# START OF Supplied information

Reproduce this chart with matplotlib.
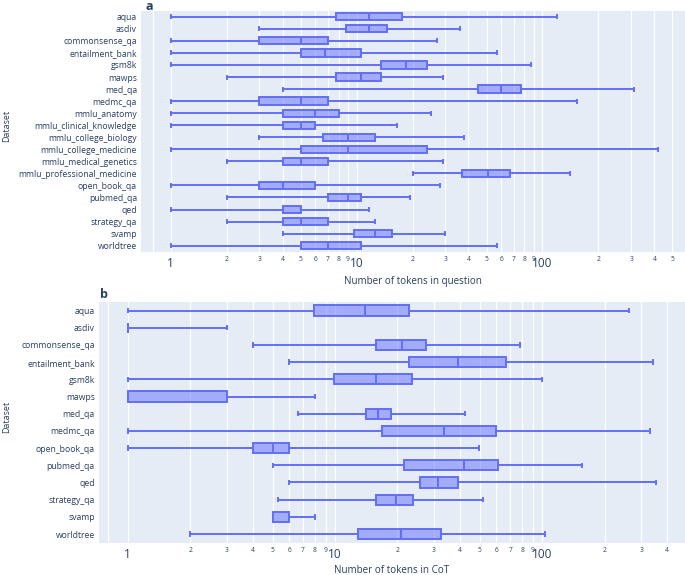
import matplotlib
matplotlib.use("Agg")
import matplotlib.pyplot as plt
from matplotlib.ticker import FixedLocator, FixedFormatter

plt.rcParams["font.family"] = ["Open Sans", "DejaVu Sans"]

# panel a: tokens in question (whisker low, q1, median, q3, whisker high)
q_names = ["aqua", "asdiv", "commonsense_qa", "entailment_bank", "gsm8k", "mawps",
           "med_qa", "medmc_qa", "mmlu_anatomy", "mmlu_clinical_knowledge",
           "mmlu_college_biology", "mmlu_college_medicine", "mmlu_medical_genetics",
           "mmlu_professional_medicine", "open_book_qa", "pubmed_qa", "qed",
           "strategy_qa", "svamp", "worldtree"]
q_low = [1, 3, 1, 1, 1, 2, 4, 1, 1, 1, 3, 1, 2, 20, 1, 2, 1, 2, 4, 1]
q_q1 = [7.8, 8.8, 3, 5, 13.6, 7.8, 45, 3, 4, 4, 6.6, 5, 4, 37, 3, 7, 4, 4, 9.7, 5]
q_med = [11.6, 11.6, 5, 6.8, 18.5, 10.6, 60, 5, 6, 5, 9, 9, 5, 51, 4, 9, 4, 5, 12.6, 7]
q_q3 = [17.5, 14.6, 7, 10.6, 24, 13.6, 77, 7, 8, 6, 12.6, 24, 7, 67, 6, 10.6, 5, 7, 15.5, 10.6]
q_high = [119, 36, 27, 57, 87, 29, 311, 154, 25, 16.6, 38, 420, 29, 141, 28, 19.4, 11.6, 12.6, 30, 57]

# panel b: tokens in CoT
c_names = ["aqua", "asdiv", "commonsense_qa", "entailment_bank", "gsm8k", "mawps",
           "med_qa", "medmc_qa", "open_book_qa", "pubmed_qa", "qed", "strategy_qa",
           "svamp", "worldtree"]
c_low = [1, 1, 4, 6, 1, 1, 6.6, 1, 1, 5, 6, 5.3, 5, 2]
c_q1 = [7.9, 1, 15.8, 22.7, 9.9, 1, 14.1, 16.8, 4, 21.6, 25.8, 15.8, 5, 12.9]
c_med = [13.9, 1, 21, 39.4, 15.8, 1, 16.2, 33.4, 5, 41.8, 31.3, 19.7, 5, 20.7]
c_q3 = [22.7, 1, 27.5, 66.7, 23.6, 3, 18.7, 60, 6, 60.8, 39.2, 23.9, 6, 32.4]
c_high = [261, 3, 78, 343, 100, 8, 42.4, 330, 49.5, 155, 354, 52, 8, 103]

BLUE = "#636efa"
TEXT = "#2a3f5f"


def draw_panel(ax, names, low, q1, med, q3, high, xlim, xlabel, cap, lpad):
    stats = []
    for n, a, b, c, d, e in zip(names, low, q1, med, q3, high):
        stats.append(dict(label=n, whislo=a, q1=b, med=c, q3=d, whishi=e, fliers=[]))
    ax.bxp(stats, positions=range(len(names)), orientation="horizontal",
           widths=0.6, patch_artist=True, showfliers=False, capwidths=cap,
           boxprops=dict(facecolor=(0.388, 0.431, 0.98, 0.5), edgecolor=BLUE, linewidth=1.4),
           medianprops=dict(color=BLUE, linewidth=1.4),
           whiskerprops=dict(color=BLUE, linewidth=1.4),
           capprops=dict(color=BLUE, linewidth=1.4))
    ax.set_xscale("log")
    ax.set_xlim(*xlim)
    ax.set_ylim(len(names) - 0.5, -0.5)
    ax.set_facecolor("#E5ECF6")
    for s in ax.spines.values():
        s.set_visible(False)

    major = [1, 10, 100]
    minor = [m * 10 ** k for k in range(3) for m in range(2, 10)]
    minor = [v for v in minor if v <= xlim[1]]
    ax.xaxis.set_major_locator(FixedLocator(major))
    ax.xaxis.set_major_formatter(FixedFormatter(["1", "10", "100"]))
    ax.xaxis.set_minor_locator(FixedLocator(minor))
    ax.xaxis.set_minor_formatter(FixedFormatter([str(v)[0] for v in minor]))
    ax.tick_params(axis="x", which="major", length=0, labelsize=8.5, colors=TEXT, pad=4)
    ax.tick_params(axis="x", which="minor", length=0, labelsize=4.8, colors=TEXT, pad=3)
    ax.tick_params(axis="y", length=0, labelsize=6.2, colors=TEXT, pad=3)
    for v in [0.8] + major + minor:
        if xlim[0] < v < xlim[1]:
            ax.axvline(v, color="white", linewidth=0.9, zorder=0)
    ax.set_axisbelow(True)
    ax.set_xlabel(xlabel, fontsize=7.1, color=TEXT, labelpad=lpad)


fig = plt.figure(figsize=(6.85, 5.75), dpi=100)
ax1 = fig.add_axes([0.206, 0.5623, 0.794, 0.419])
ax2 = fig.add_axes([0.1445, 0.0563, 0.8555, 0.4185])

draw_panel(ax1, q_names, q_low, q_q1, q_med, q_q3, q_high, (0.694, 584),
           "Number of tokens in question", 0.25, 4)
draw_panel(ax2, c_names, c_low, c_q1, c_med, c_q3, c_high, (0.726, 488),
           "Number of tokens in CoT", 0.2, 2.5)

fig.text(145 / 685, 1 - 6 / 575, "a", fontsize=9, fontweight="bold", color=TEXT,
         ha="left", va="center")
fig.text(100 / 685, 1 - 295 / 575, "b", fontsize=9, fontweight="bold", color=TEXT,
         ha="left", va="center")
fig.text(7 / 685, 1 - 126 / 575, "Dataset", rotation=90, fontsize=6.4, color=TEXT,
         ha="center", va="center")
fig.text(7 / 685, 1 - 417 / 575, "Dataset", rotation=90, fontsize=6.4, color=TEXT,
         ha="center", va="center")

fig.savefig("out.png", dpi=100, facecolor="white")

# END OF Supplied information
# START OF Supplied information

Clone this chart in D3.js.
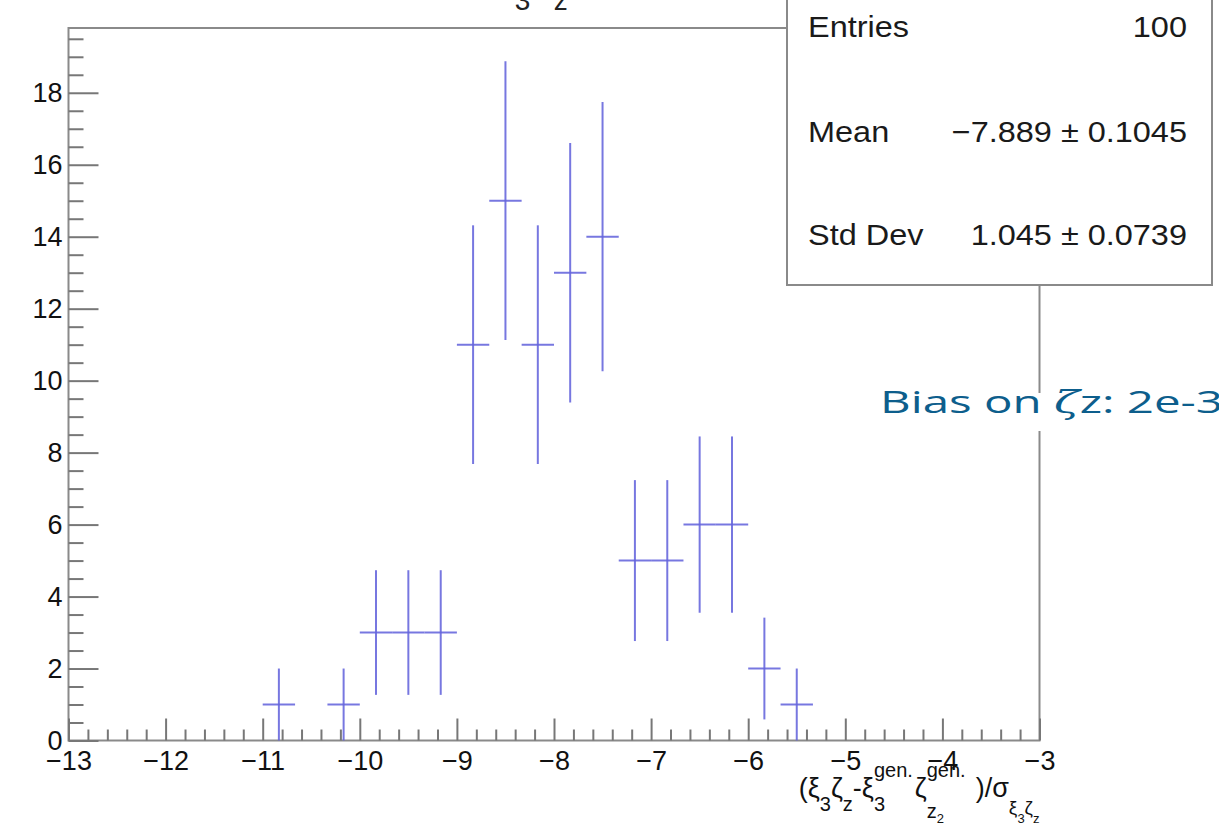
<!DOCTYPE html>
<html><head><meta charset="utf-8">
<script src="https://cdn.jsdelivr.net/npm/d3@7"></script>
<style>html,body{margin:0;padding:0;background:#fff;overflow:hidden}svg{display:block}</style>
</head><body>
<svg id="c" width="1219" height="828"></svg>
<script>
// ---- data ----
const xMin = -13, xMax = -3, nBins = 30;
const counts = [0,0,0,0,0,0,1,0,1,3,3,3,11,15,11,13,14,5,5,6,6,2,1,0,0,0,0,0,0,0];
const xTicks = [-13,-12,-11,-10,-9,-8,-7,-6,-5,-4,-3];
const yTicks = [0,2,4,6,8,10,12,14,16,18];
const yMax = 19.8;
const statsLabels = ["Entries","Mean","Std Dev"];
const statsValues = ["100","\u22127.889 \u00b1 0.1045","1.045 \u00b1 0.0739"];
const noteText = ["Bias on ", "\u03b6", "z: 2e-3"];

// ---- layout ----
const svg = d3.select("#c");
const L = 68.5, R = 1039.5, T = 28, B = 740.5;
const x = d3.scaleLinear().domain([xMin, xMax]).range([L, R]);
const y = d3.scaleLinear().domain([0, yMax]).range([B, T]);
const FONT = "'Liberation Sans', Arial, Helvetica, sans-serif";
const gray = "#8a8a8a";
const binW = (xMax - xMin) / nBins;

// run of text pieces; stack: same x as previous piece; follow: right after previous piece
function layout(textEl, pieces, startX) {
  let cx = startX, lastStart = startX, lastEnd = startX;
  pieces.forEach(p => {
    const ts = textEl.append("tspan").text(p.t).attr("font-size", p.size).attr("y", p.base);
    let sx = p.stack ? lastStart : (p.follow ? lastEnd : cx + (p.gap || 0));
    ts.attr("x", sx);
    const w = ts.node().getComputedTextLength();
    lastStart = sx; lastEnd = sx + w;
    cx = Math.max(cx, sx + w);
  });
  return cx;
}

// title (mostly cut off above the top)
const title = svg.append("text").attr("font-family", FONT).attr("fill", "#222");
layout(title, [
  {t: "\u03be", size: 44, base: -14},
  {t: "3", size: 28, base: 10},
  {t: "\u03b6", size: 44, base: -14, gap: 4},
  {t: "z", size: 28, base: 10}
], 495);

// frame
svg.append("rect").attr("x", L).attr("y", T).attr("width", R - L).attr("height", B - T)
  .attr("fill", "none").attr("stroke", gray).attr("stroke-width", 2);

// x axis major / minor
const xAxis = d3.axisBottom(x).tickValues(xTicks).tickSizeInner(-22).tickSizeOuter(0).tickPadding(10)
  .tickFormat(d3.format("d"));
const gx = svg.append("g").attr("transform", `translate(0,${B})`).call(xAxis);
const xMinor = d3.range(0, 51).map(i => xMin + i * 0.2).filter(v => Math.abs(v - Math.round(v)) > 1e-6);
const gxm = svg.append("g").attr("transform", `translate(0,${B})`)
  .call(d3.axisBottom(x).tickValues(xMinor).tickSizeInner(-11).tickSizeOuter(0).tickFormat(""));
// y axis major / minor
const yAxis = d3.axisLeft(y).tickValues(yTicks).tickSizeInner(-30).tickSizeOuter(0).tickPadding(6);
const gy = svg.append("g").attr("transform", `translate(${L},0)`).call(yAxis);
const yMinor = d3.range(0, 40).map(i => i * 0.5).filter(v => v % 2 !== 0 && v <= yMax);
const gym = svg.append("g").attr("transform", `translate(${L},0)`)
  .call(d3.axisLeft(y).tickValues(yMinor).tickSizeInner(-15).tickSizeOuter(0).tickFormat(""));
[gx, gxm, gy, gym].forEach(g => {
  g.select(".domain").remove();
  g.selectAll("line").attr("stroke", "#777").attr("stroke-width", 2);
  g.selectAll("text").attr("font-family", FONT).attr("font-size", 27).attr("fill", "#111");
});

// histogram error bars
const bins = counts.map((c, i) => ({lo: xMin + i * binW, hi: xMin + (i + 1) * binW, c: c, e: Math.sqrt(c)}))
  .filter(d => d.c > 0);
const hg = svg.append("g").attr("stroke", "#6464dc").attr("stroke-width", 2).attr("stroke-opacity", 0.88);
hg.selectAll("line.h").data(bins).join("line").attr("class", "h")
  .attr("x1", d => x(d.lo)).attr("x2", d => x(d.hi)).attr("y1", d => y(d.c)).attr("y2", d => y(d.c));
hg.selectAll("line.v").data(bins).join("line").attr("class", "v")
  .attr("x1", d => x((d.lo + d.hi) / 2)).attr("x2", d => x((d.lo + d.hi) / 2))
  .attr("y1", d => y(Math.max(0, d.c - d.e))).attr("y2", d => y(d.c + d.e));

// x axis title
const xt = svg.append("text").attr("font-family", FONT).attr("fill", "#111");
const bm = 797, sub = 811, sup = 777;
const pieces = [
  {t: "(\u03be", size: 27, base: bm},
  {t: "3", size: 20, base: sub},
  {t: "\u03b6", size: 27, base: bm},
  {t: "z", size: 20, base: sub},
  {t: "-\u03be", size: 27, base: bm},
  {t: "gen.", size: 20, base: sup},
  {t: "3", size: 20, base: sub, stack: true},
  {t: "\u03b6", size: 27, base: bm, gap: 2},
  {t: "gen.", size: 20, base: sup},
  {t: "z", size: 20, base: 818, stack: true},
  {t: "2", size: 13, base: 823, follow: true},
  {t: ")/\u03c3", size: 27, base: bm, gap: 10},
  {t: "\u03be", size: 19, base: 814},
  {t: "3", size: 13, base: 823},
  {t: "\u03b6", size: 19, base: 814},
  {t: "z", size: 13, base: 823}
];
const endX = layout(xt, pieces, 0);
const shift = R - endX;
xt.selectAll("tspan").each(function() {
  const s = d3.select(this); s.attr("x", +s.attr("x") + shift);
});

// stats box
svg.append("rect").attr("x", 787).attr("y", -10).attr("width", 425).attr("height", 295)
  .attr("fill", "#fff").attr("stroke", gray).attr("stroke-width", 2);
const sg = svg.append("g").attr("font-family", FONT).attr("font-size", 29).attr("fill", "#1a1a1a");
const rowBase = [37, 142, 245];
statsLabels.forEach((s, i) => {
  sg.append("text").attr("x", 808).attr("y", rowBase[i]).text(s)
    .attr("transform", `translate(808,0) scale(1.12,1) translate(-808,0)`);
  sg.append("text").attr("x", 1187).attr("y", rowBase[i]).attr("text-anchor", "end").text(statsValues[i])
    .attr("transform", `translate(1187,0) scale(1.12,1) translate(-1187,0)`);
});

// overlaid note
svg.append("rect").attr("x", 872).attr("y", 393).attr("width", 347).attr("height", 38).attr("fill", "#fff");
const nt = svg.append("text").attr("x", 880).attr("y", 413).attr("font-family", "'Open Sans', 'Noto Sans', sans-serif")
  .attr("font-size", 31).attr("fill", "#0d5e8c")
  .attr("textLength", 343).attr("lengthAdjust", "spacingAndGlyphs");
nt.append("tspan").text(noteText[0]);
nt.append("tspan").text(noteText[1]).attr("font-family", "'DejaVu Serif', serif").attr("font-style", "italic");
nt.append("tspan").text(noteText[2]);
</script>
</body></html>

# END OF Supplied information

Give the number of lines in the entries that include the string "matplotlib", and nothing more.

5